“If you do not change direction, you may end up where you are headed.”

One month down.
One semester worth of material down
One month until I’m back in a country with normal mayonnaise.

Now that I squared away my complaint about food last week, time to move on to a new complaint:
I am way ruder than I mean to be.

Although it’s completely acceptable to trample any stranger to board the subways in China, somehow I am still not acclimated to doing so. I couldn’t tell how many times store clerks or waiters have laughed at my attempts to soften the bluntness of requests. In particular, responding with “对不起“ meaning “Sorry?” as a substitute for “excuse me?” has garnered some particularly weird faces. Talking with my professors has been mildly better in this regard, given they understand exactly the range of what I know how to express and the areas of conversation that I discuss with them I can say more delicately. Imagine that: the people paid to make sense of my crawling-paced words are the only ones that understand me.

On a more serious, positive note, the program’s Ye Laoshi commented on the improvement of my tones on the bus to Xi’an for a weekend excursion. As the part of the language that I find by far the most frustrating, I was over the moon to hear this compliment. For the unacquainted, in the Chinese language the same pronunciation can have several different meanings depending on the pitch and rising intonations with no real parallel in the English language. To make light of this crucial part of speaking Chinese, I’ll often texts friend at home things like “Ni ai ma ma ma de ma fan ma ma?” a likely grammatically incorrect sentence where the word ma can mean horse, mother, scolding, troublesome, or indicate the sentence is a question.
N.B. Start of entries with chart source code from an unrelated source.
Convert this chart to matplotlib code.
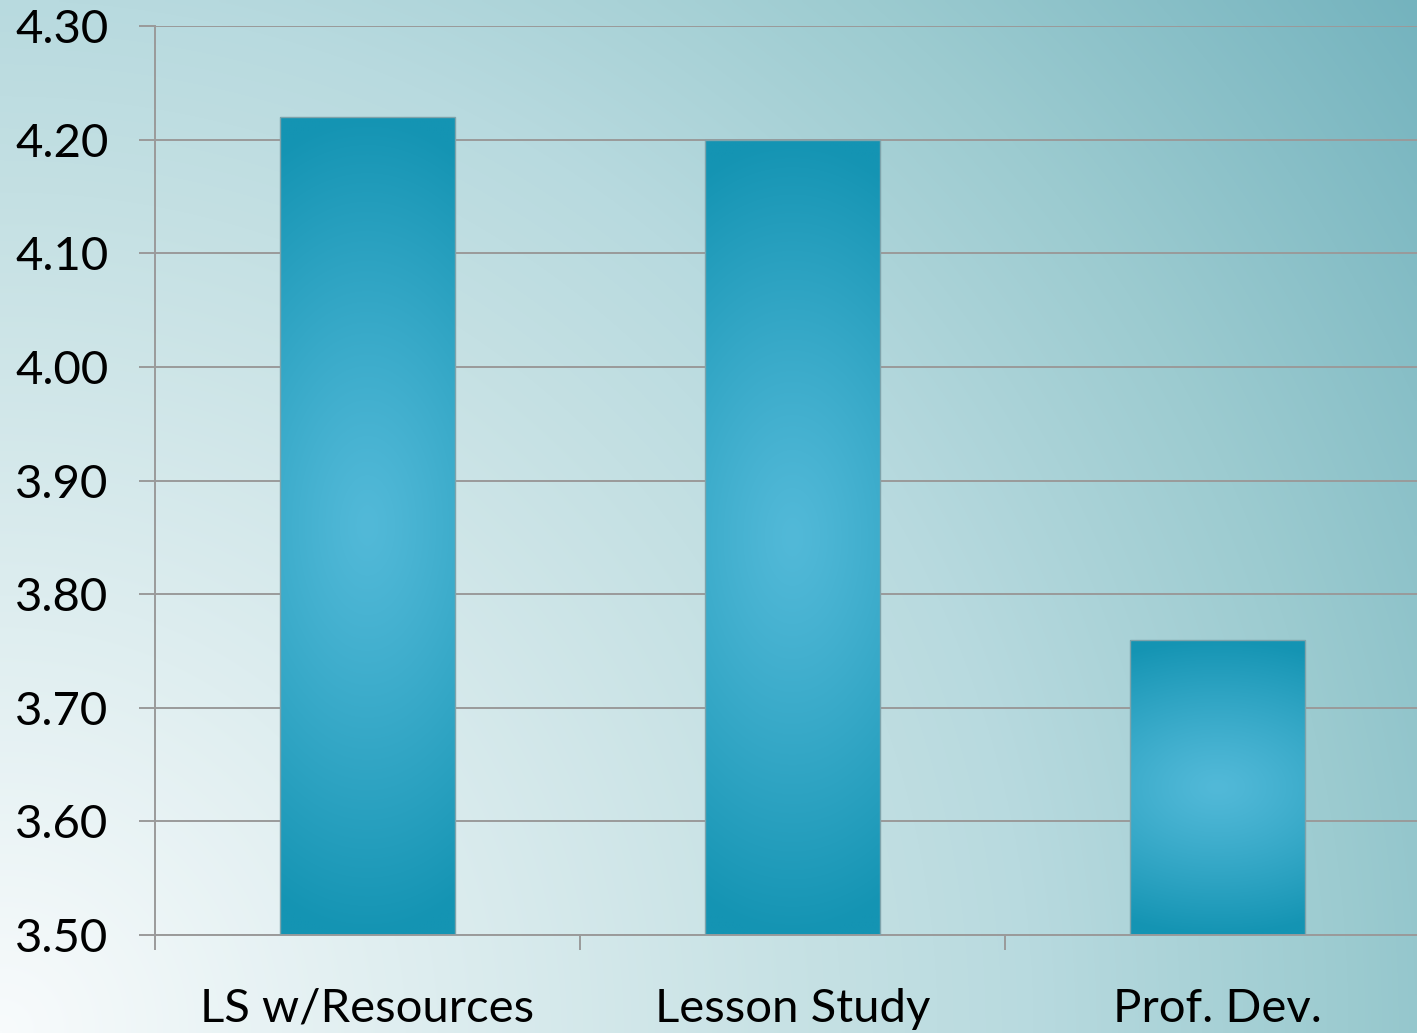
import numpy as np
import matplotlib
matplotlib.use('Agg')
import matplotlib.pyplot as plt
from matplotlib.colors import to_rgb

# --- Mean ratings by group ---
categories = ['LS w/Resources', 'Lesson Study', 'Prof. Dev.']
values = [4.22, 4.20, 3.76]
y_ticks = [3.50, 3.60, 3.70, 3.80, 3.90, 4.00, 4.10, 4.20, 4.30]

plt.rcParams['font.family'] = ['Lato', 'DejaVu Sans']

W, H = 1417, 1033
fig = plt.figure(figsize=(W / 100, H / 100), dpi=100)

# background: radial wash spreading out from the lower-left corner
bg = fig.add_axes([0, 0, 1, 1], zorder=0)
bg.set_axis_off()
stops = [0.0, 0.48, 0.59, 0.77, 1.0]
stop_cols = np.array([to_rgb(c) for c in
                      ['#f8fbfc', '#c4e0e3', '#b8dadf', '#9ccbd0', '#74b3be']])
px = np.linspace(0, W, 355)[None, :]
py = np.linspace(H, 0, 260)[:, None]          # height above bottom edge, top row first
d = np.sqrt(px ** 2 + py ** 2) / np.hypot(W, H)
img = np.stack([np.interp(d, stops, stop_cols[:, k]) for k in range(3)], axis=-1)
bg.imshow(img, aspect='auto', extent=[0, 1, 0, 1], origin='upper',
          interpolation='bilinear')
bg.set_xlim(0, 1); bg.set_ylim(0, 1)

ax = fig.add_axes([155 / W, 1 - 935 / H, 1275 / W, (935 - 26) / H], zorder=1)
ax.patch.set_alpha(0)

x = np.arange(len(categories))
bars = ax.bar(x, [v_ - 3.5 for v_ in values], bottom=3.5, width=0.41,
              color='none', edgecolor='#7ea3ab', linewidth=1.0, zorder=3)

# soft shading inside each bar: light in the middle, darker top and bottom
c_mid, c_edge = np.array(to_rgb('#52b9d8')), np.array(to_rgb('#1494b3'))
for bar in bars:
    x0, y0 = bar.get_x(), bar.get_y()
    bw, bh = bar.get_width(), bar.get_height()
    dx = np.linspace(-1, 1, 100)[None, :]
    dy = np.linspace(-1, 1, 300)[:, None]
    t = np.clip(np.sqrt(0.15 * dx ** 2 + dy ** 2), 0, 1) ** 1.2
    shade = c_mid * (1 - t[..., None]) + c_edge * t[..., None]
    im = ax.imshow(shade, extent=[x0, x0 + bw, y0, y0 + bh], aspect='auto',
                   origin='lower', interpolation='bilinear', zorder=2)
    im.set_clip_path(bar)

ax.set_xlim(-0.5, 2.5)
ax.set_ylim(3.5, 4.3)
ax.set_yticks(y_ticks)
ax.set_yticklabels([f'{t:.2f}' for t in y_ticks])
ax.set_xticks(x)
ax.set_xticklabels(categories)
ax.set_xticks([-0.5, 0.5, 1.5, 2.5], minor=True)

ax.grid(axis='y', color='#9a9a9a', linewidth=1.4, zorder=1)
ax.set_axisbelow(True)
for s in ['top', 'right']:
    ax.spines[s].set_visible(False)
for s in ['left', 'bottom']:
    ax.spines[s].set_color('#9a9a9a')
    ax.spines[s].set_linewidth(1.4)

ax.tick_params(axis='y', length=11.5, width=1.4, color='#9a9a9a', pad=22,
               labelsize=34, labelcolor='black')
ax.tick_params(axis='x', which='major', length=0, pad=38,
               labelsize=34, labelcolor='black')
ax.tick_params(axis='x', which='minor', length=11, width=1.4, color='#9a9a9a')

fig.savefig('out.png', dpi=100)
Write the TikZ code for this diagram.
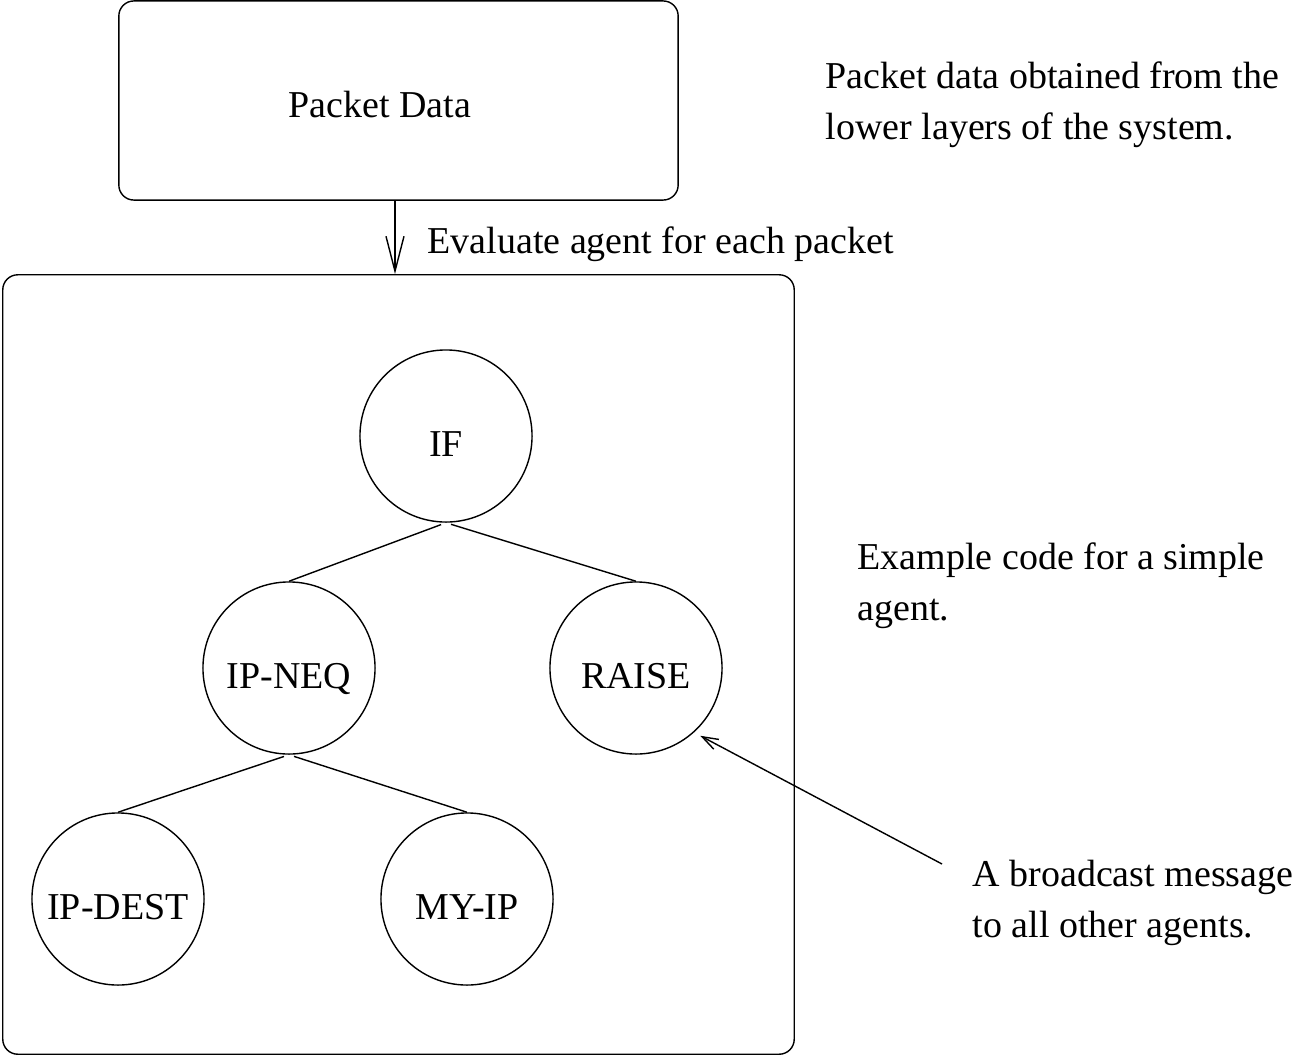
\documentclass[tikz,border=0pt]{standalone}
\usepackage{fontspec}
\setmainfont{Liberation Serif}
\usetikzlibrary{arrows.meta}

\tikzset{
  blob/.style={draw, circle, minimum size=1.72cm, inner sep=0pt,
    text height=0.4cm, text depth=0pt},
  frame/.style={draw, rectangle, rounded corners=0.15cm, inner sep=0pt},
  branch/.style={shorten <=1.5pt},
  note/.style={anchor=base west, align=left, inner sep=0pt},
}

\begin{document}
\begin{tikzpicture}[x=0.01cm, y=-0.01cm, font=\fontsize{10.8}{14.5}\selectfont]
\useasboundingbox (0,0) rectangle (1299,1057);
% boxes
\node[frame, minimum width=5.59cm, minimum height=1.99cm] (pkt) at (398.5,100.5) {};
\node (pkttext) at (380,105) {Packet Data};
\node[frame, minimum width=7.91cm, minimum height=7.79cm] (agent) at (398.5,664.5) {};
\draw[-{Straight Barb[length=3.5mm, width=1.8mm]}]
  ([xshift=-0.035cm]pkt.south) -- ([xshift=-0.035cm]pkt.south |- agent.north);
\node[note] (evaltext) at (427,253) {Evaluate agent for each packet};
% the tree
\node[blob] (if) at (446,436) {IF};
\node[blob] (neq) at (289,668) {IP-NEQ};
\node[blob] (raise) at (636,668) {RAISE};
\node[blob] (dest) at (118,899) {IP-DEST};
\node[blob] (myip) at (467,899) {MY-IP};
\draw[branch] (if.south) -- (neq.north);
\draw[branch] (if.south) -- (raise.north);
\draw[branch] (neq.south) -- (dest.north);
\draw[branch] (neq.south) -- (myip.north);
% notes on the right (base = last line)
\node[note] (pktnote) at (825,139) {Packet data obtained from the\\lower layers of the system.};
\node[note] (codenote) at (857,620) {Example code for a simple\\agent.};
\node[note] (msgnote) at (972,937) {A broadcast message\\to all other agents.};
\coordinate (msgtail) at (942,864);
\draw[-{Straight Barb[length=1.6mm, width=1.1mm]}, shorten >=2pt] (msgtail) -- (raise.-48);
\end{tikzpicture}
\end{document}
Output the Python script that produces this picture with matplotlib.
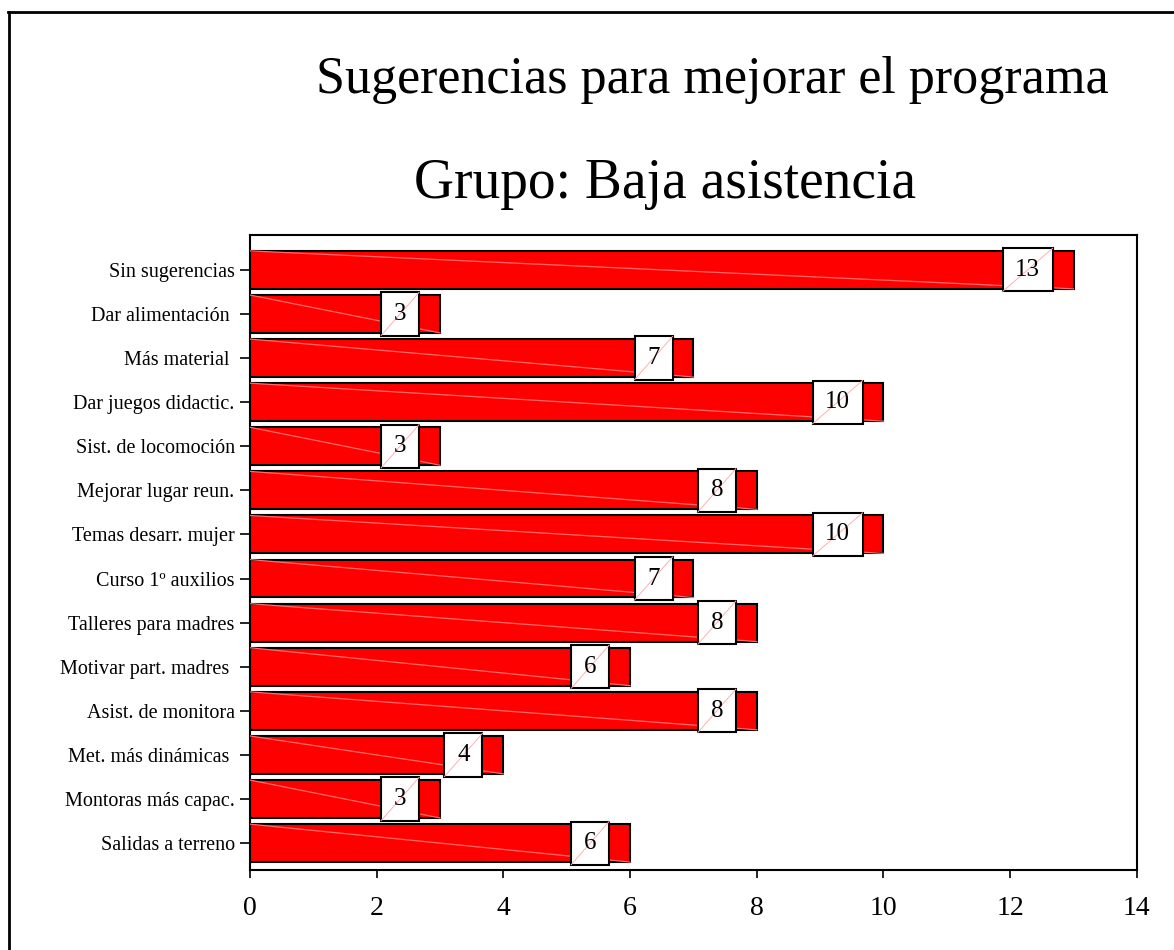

Or to put it in perspective, almost the exact opposite of the urban legend saying the eskimos have thousands of words for “snow.” Each one Chinese word seems to have thousands of meanings. The professors make sure to iron out the problems in our tones during the daily one-on-one sessions, after the first of which the frustration of correcting my tones drove my to run a 10K immediately after to unwind. I hate running. Even after you’ve memorized the most challenging vocabulary and successfully tackled the most seemingly inverted grammar structures, if you neglect your tones your sentence is wrong and completely incomprehensible. Today I confidently answered a question in class with a remark on the implications of a global dependency on oil on the economies of the Middle East, as well as mentioning the rising tensions between China and Japan over the trivial Senkaku Islands, but in the level-voiced quick confidence left my response void of meaning.